Salesforce IoT Cloud puts machine-generated data in the hands of business users

Salesforce.com Inc. is kicking off its annual customer summit this morning with the introduction of a brand new cloud platform that bolsters its sales orchestration suite with capabilities for tapping the vast amounts of data coming off the connected universe. The launch is the culmination of a long-running internal effort to tap the new kinds of devices making their wave into the enterprise.

The first sign of Salesforce.com’s interest in that direction emerged last year in the form of a developer program aimed at fostering the development of apps for wearables such as the Apple Watch. The initiative was expanded to include other emerging platforms such as the Oculus Rift a few months later and produced its first batch of official services earlier this year.

The new Salesforce IoT Cloud expands the company’s efforts beyond helping organizations take better advantage of the individual devices to helping them exploit the whole. At the heart of the platform is a data crunching engine aptly called Thunder that integrates the historical analysis component of Apache Spark with the Apache Storm framework for ingesting fast-moving data.

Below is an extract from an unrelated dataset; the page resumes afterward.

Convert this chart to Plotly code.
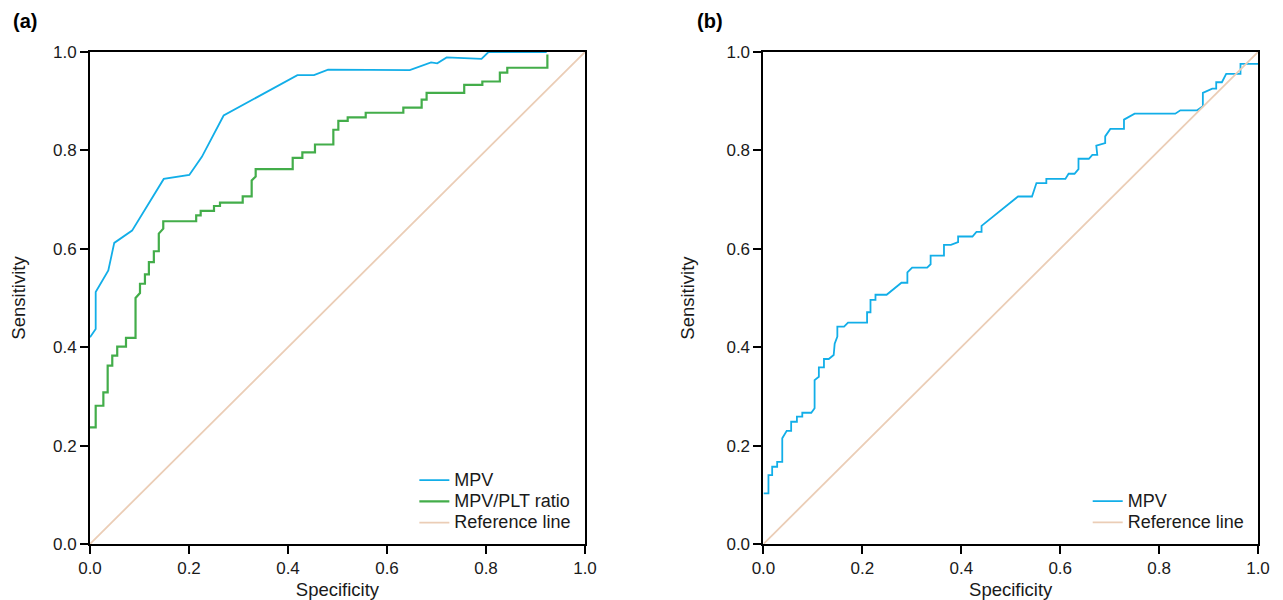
import plotly.graph_objects as go

# ---------------- data ----------------
# Panel (a): MPV ROC curve
mpv_a_x = [0.0, 0.0115, 0.0115, 0.037, 0.049, 0.085, 0.149, 0.2006, 0.226, 0.27,
           0.419, 0.4525, 0.481, 0.646, 0.689, 0.7016, 0.7205, 0.791, 0.805, 0.9226]
mpv_a_y = [0.42, 0.437, 0.512, 0.556, 0.612, 0.637, 0.742, 0.750, 0.787, 0.871,
           0.953, 0.953, 0.964, 0.963, 0.979, 0.977, 0.989, 0.986, 1.0, 1.0]

# Panel (a): MPV/PLT ratio ROC curve
ratio_a_x = [0.0, 0.0115, 0.0115, 0.027, 0.027, 0.0357, 0.0357, 0.045, 0.045, 0.055,
             0.055, 0.0727, 0.0727, 0.092, 0.092, 0.101, 0.101, 0.111, 0.111, 0.119,
             0.119, 0.129, 0.129, 0.139, 0.139, 0.148, 0.148, 0.2145, 0.2145, 0.2236,
             0.2236, 0.2505, 0.2505, 0.2626, 0.2626, 0.3085, 0.3085, 0.3266, 0.3266, 0.3347,
             0.3347, 0.4095, 0.4095, 0.429, 0.429, 0.4545, 0.4545, 0.4916, 0.4916, 0.5017,
             0.5017, 0.5206, 0.5206, 0.557, 0.557, 0.633, 0.633, 0.670, 0.670, 0.680,
             0.680, 0.756, 0.756, 0.7926, 0.7926, 0.828, 0.828, 0.843, 0.843, 0.924,
             0.924]
ratio_a_y = [0.237, 0.237, 0.281, 0.281, 0.308, 0.308, 0.3625, 0.3625, 0.383, 0.383,
             0.401, 0.401, 0.419, 0.419, 0.50, 0.51, 0.529, 0.529, 0.548, 0.548,
             0.573, 0.573, 0.595, 0.595, 0.631, 0.641, 0.656, 0.656, 0.668, 0.668,
             0.677, 0.677, 0.687, 0.687, 0.694, 0.694, 0.7067, 0.7067, 0.739, 0.747,
             0.762, 0.762, 0.785, 0.785, 0.796, 0.796, 0.812, 0.812, 0.842, 0.842,
             0.86, 0.86, 0.867, 0.867, 0.8765, 0.8765, 0.887, 0.887, 0.903, 0.903,
             0.917, 0.917, 0.933, 0.933, 0.940, 0.940, 0.958, 0.958, 0.968, 0.968,
             0.995]

# Panel (b): MPV ROC curve
mpv_b_x = [0.0, 0.0101, 0.0101, 0.0176, 0.0176, 0.0277, 0.0277, 0.038, 0.038, 0.047,
           0.056, 0.056, 0.0676, 0.0676, 0.0785, 0.0785, 0.0967, 0.1034, 0.1034, 0.112,
           0.112, 0.1223, 0.1223, 0.132, 0.142, 0.144, 0.1494, 0.1494, 0.163, 0.171,
           0.2095, 0.2095, 0.2164, 0.2164, 0.2265, 0.2265, 0.249, 0.279, 0.291, 0.291,
           0.3006, 0.331, 0.338, 0.338, 0.365, 0.365, 0.379, 0.3936, 0.3936, 0.4226,
           0.4307, 0.441, 0.441, 0.5148, 0.543, 0.552, 0.572, 0.572, 0.6105, 0.617,
           0.629, 0.637, 0.637, 0.658, 0.665, 0.675, 0.673, 0.691, 0.691, 0.7014,
           0.729, 0.729, 0.7505, 0.8327, 0.843, 0.877, 0.8885, 0.8885, 0.9075, 0.9155,
           0.9155, 0.927, 0.9357, 0.9646, 0.9646, 1.0]
mpv_b_y = [0.103, 0.103, 0.140, 0.140, 0.157, 0.157, 0.167, 0.167, 0.2147, 0.230,
           0.230, 0.2485, 0.2485, 0.2587, 0.2587, 0.2668, 0.2668, 0.2758, 0.333, 0.340,
           0.359, 0.359, 0.376, 0.376, 0.384, 0.407, 0.4216, 0.442, 0.442, 0.450,
           0.450, 0.471, 0.471, 0.4963, 0.4963, 0.5066, 0.5066, 0.531, 0.531, 0.552,
           0.5617, 0.5617, 0.5686, 0.586, 0.586, 0.608, 0.608, 0.6134, 0.625, 0.625,
           0.6344, 0.6344, 0.6466, 0.7063, 0.7063, 0.7336, 0.7336, 0.742, 0.742, 0.7525,
           0.7525, 0.762, 0.783, 0.783, 0.791, 0.791, 0.8096, 0.815, 0.8285, 0.8436,
           0.8436, 0.8625, 0.8747, 0.8747, 0.8815, 0.8815, 0.8896, 0.917, 0.9257, 0.9257,
           0.9385, 0.9385, 0.9556, 0.9556, 0.976, 0.976]

ref_x = [0.0, 1.0]
ref_y = [0.0, 1.0]

tick_vals = [0.0, 0.2, 0.4, 0.6, 0.8, 1.0]
tick_text = ["0.0", "0.2", "0.4", "0.6", "0.8", "1.0"]

BLUE = "#12aee8"
GREEN = "#43ad4a"
PEACH = "#ebcdb6"
FONT = "Liberation Sans, Arial, sans-serif"
TXT = "#1a1a1a"


def leg(name):
    return "<span style='font-size:18px'>" + name + "</span>"


fig = go.Figure()

# Panel (a)
fig.add_trace(go.Scatter(x=mpv_a_x, y=mpv_a_y, mode="lines", name=leg("MPV"),
                         line=dict(color=BLUE, width=1.8), xaxis="x", yaxis="y",
                         legend="legend"))
fig.add_trace(go.Scatter(x=ratio_a_x, y=ratio_a_y, mode="lines", name=leg("MPV/PLT ratio"),
                         line=dict(color=GREEN, width=2.2), xaxis="x", yaxis="y",
                         legend="legend"))
fig.add_trace(go.Scatter(x=ref_x, y=ref_y, mode="lines", name=leg("Reference line"),
                         line=dict(color=PEACH, width=1.8), xaxis="x", yaxis="y",
                         legend="legend"))

# Panel (b)
fig.add_trace(go.Scatter(x=mpv_b_x, y=mpv_b_y, mode="lines", name=leg("MPV"),
                         line=dict(color=BLUE, width=1.8), xaxis="x2", yaxis="y2",
                         legend="legend2"))
fig.add_trace(go.Scatter(x=ref_x, y=ref_y, mode="lines", name=leg("Reference line"),
                         line=dict(color=PEACH, width=1.8), xaxis="x2", yaxis="y2",
                         legend="legend2"))

axis_common = dict(
    range=[0, 1], tickmode="array", tickvals=tick_vals, ticktext=tick_text,
    showline=True, linecolor="black", linewidth=2, mirror=True,
    ticks="outside", ticklen=8, tickwidth=2, tickcolor="black",
    showgrid=False, zeroline=False, automargin=False,
    tickfont=dict(family=FONT, size=17, color=TXT),
    fixedrange=True,
)

xtitle = dict(text="Specificity", standoff=9, font=dict(family=FONT, size=18.5, color=TXT))
ytitle = dict(text="Sensitivity", standoff=27, font=dict(family=FONT, size=18.5, color=TXT))

fig.update_layout(
    width=1275, height=592,
    paper_bgcolor="white", plot_bgcolor="white",
    margin=dict(l=82, r=25, t=44, b=56),
    font=dict(family=FONT, size=17, color=TXT),
    xaxis=dict(domain=[0, 0.4238], anchor="y", title=xtitle, **axis_common),
    yaxis=dict(domain=[0, 1], anchor="x", title=ytitle, **axis_common),
    xaxis2=dict(domain=[0.5766, 1.0], anchor="y2", title=xtitle, **axis_common),
    yaxis2=dict(domain=[0, 1], anchor="x2", title=ytitle, **axis_common),
    legend=dict(x=0.2777, y=0.011, xanchor="left", yanchor="bottom",
                bgcolor="rgba(0,0,0,0)", borderwidth=0, tracegroupgap=0,
                font=dict(family=FONT, size=14, color=TXT)),
    legend2=dict(x=0.8542, y=0.011, xanchor="left", yanchor="bottom",
                 bgcolor="rgba(0,0,0,0)", borderwidth=0, tracegroupgap=0,
                 font=dict(family=FONT, size=14, color=TXT)),
    annotations=[
        dict(text="<b>(a)</b>", xref="paper", yref="paper", x=-0.0557, y=1.063,
             xanchor="center", yanchor="middle", showarrow=False,
             font=dict(family=FONT, size=20, color="black")),
        dict(text="<b>(b)</b>", xref="paper", yref="paper", x=0.5308, y=1.063,
             xanchor="center", yanchor="middle", showarrow=False,
             font=dict(family=FONT, size=20, color="black")),
    ],
)

fig.write_html("out.html")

That combination, which took about a year to bring to production, allows Salesforce.com to collect billions of metrics from a customer’s network every second, pick out important details from that stream in real-time and store away the rest for deeper analysis in the future. The company sees that functionality enabling a whole new category of use cases for connected devices.

A taxi company, for instance, could leverage Salesforce.com IoT Cloud to automatically issue an alert when the sensors in one of its vechiles detects erratic driving to the appropriate regional supervisor. And a retailer could use the service to track customer activity in real-time across its locations and send exclusive offers to stores that are underperforming to boost sales.

Salesforce.com Inc. already has several big-name customers lined up to use the offering, most notably Emerson Electric Co.’s air conditioning division, which plans to tap data from customer installations to improve the quality of its products. And it announced partnerships with several notable vendors including ARM Holdings plc in conjunction to help drive further adoption.

But the significance of the launch is not limited to Salesforce.com’s immediate ecosystem. Its entry into the race to tap the connected universe also means more competition for IBM Corp. and General Electric Co., which are developing their own solutions for analyzing the vast amounts of machine-generated data pouring into the corporate network. And thus the biggest names in the industry have found themselves on a collision course leading to a competitive clash like none we have seen before.